ESCAPING THE SARDINE TIN Áine Ryan on the platform after getting off the overcrowded Westport train on its arrival at Heuston Station at lunchtime last Thursday. Pic: Nick Bradshaw, courtesy of The Irish Times

Mayo News journalist Áine Ryan survived that ‘sardines in a tin’ train from Westport to Dublin Heuston last Thursday

I’M on the 9.45am train from Westport to Dublin Heuston and there are only three measly carriages and the aisles are already filling up fast with those who have nowhere to sit. It’s chaos and we are only in Ballyhaunis.

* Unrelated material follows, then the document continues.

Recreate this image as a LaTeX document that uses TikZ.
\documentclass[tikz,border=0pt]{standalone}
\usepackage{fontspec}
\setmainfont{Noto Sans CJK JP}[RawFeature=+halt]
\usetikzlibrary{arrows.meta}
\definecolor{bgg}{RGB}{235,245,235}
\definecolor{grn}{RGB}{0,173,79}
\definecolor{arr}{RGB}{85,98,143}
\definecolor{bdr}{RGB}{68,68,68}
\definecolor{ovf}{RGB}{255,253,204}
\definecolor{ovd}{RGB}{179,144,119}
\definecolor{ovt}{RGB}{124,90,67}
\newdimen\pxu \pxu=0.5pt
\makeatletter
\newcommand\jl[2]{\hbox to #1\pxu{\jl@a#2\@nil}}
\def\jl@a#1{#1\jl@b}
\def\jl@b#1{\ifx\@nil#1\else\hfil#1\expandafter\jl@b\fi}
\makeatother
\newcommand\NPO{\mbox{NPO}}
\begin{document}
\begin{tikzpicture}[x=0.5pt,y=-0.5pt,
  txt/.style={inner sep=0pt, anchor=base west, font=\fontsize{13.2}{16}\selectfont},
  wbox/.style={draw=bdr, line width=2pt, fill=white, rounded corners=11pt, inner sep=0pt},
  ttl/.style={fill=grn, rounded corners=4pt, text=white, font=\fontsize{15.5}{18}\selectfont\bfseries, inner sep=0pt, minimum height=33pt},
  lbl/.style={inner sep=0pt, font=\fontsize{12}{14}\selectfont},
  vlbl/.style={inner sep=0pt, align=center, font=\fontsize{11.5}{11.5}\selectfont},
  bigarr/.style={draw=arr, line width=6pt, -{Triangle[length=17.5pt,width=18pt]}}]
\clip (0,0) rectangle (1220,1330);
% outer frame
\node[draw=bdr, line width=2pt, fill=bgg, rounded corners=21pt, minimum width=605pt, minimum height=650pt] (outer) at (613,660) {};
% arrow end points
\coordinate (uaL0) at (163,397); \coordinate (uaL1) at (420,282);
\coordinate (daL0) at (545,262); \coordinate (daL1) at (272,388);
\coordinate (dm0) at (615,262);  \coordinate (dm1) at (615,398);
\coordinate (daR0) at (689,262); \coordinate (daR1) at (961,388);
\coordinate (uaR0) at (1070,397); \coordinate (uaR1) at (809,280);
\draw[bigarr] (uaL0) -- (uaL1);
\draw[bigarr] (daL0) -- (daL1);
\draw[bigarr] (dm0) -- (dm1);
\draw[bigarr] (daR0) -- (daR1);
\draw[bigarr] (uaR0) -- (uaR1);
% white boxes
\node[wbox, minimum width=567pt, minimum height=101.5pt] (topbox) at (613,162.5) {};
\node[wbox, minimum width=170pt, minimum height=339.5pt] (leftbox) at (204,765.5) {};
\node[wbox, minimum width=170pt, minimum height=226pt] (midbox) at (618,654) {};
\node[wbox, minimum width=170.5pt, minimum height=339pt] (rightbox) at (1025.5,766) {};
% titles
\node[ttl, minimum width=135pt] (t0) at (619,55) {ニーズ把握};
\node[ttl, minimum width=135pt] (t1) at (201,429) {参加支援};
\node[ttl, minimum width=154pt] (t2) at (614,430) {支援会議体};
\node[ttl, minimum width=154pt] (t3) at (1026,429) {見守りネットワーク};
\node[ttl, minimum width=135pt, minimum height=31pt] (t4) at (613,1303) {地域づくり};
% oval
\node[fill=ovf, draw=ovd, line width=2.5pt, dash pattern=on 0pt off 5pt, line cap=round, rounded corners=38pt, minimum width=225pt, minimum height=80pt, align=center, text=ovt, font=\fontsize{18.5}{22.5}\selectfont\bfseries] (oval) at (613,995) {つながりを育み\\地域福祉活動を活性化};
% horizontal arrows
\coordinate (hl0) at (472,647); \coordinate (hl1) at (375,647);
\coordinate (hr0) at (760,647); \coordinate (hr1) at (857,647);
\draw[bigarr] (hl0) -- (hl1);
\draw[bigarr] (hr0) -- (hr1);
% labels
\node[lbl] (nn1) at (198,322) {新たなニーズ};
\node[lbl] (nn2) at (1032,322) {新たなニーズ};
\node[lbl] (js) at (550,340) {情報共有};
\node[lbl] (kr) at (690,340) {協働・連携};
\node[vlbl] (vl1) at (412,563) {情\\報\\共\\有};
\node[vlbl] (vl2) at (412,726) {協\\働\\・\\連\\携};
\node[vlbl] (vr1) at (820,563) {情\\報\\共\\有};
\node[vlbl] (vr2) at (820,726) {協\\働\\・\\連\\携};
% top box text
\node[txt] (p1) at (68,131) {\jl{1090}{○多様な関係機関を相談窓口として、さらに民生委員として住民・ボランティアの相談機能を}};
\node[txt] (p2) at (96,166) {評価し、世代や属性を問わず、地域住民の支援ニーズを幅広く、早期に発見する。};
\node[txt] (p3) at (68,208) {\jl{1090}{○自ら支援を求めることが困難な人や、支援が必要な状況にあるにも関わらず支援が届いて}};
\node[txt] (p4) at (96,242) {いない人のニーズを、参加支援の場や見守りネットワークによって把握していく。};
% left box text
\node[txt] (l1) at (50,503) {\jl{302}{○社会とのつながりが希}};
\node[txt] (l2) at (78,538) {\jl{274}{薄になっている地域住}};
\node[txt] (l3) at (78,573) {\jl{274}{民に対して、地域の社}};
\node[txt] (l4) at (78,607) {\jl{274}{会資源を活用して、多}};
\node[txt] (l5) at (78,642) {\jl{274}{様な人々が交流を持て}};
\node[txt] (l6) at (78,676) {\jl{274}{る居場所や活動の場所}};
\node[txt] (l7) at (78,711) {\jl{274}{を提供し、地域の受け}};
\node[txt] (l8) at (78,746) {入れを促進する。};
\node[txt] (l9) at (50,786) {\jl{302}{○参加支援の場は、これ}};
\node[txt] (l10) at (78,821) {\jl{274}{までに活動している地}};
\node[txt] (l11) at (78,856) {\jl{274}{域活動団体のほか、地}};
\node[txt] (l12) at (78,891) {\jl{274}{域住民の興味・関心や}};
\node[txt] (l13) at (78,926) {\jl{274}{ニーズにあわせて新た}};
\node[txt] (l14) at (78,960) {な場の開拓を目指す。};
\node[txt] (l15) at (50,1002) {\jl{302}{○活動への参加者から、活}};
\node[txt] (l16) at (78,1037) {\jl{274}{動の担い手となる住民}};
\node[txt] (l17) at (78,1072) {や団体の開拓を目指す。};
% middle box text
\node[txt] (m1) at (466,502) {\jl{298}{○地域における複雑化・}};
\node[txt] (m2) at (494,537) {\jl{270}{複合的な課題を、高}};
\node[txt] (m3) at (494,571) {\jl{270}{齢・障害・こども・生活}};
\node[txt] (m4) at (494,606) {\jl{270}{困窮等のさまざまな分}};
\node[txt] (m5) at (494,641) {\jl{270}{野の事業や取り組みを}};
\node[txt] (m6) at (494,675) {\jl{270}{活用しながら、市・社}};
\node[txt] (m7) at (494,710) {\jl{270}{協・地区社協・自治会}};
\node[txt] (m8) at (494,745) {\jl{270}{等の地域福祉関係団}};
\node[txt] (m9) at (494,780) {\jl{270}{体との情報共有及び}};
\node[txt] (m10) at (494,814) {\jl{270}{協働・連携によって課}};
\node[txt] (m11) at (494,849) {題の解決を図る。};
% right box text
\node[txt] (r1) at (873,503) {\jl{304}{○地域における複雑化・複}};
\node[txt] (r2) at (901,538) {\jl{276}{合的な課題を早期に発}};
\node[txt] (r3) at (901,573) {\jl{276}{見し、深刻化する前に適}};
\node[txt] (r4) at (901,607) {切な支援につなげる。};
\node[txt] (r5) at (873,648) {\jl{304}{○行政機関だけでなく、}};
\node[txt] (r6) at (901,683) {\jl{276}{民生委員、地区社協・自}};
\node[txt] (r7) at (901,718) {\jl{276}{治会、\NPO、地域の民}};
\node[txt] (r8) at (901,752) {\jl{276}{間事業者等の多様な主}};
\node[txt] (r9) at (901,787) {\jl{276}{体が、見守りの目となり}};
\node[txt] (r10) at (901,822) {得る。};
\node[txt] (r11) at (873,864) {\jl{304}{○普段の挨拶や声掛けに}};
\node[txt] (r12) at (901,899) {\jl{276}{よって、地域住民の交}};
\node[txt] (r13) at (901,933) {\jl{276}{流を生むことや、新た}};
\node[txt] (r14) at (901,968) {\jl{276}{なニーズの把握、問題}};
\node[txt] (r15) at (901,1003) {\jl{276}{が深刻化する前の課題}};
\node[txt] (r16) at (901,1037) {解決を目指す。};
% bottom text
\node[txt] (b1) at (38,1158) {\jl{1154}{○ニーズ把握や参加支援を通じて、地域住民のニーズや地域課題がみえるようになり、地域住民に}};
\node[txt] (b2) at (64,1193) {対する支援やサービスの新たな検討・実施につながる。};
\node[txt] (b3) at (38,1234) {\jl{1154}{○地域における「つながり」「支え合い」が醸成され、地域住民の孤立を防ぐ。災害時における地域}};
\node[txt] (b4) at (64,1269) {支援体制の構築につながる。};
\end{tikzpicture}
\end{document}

I hadn’t even had my coffee on my arrival in the lashing rain in Westport, but surely Barry Kenny [Corporate Communications Manager at Irish Rail] and his cohorts know this is still the height of the tourism season here along the Wild Atlantic Way and Westport is a honeypot for visitors.
Despite the fact that Irish Rail was hauled over the coals about serious overcrowding – sardines in a tin – in recent weeks, it’s happening again. Blame all those students and young people heading to the Post Malone gig in the RDS. But, to be fair to them, they tell me they booked their seats days ago.
As my wise companion sitting beside me observes: “When we booked our tickets three days ago, the train was almost booked out. Could Irish Rail not see that and add more carriages?”
She and her friends are students in Dublin and clearly have become inured to the foibles of Irish Rail.
“They don’t seem to cop on that when there is clear demand they should respond with more carriages,” her friend says.
“You wouldn’t want to need to go to the loo in a hurry,” a woman says across the aisle.
 
Crackly voice
We are sitting in Roscommon when a crackly voice comes over the intercom. There’s an apology and a bus from Athlone for all those people who don’t have seats.
Crisis averted, it seems.
But as my student companion observes: “Why didn’t they just put in enough carriages in the first place?”
So we have crossed the Shannon and we can breathe again. There is a mass exodus in Athlone for that eleventh-hour miracle of a bus. However, all the good-humoured students heading to the big shmoke for some revelling stay aboard – seats or no seats. Ballina boys Matthew Walsh, Dillon Kelly and Peter Timlin are having a great chat about school and holidays and girls. Of course, there’s talk about Mayo football, too – well, they haven’t gone away, you know.
Peter Timlin says: “This is really shocking for older people. I don’t get how if they see the train is heavily booked online, why they can’t add more carriages. It’s crazy.”
Eureka.
We’re stopped in Tullamore and the boys have been offered a seat by an escaping mammy and her babes in arms. But ochón, only minutes later they are back standing as the legal entitlees arrive onboard with rucksacks and bags.
The laughter continues as they work out how to get across the city from Heuston to the RDS. Should they, perhaps, stop along the way for some libation?
Meanwhile, way back in the Wild West, one local politician is pretty pissed off. Westport Fianna Fáil councillor Brendan Mulroy, who took to the airwaves after he survived last Sunday’s iron horse pilgrimage from Mayo, texts this disgruntled passenger: “I am shocked that Irish Rail have not taken the warning of last weekend seriously. I have contacted the HSA again this morning. An urgent investigation needs to take place.”
And, for this weary public transport traveller, there is the soothing thought of a medicinal lunchtime brandy in the bar at Heuston. The overcrowded train is running almost on time for my connection to Cork Kent at 2pm. Alleluia.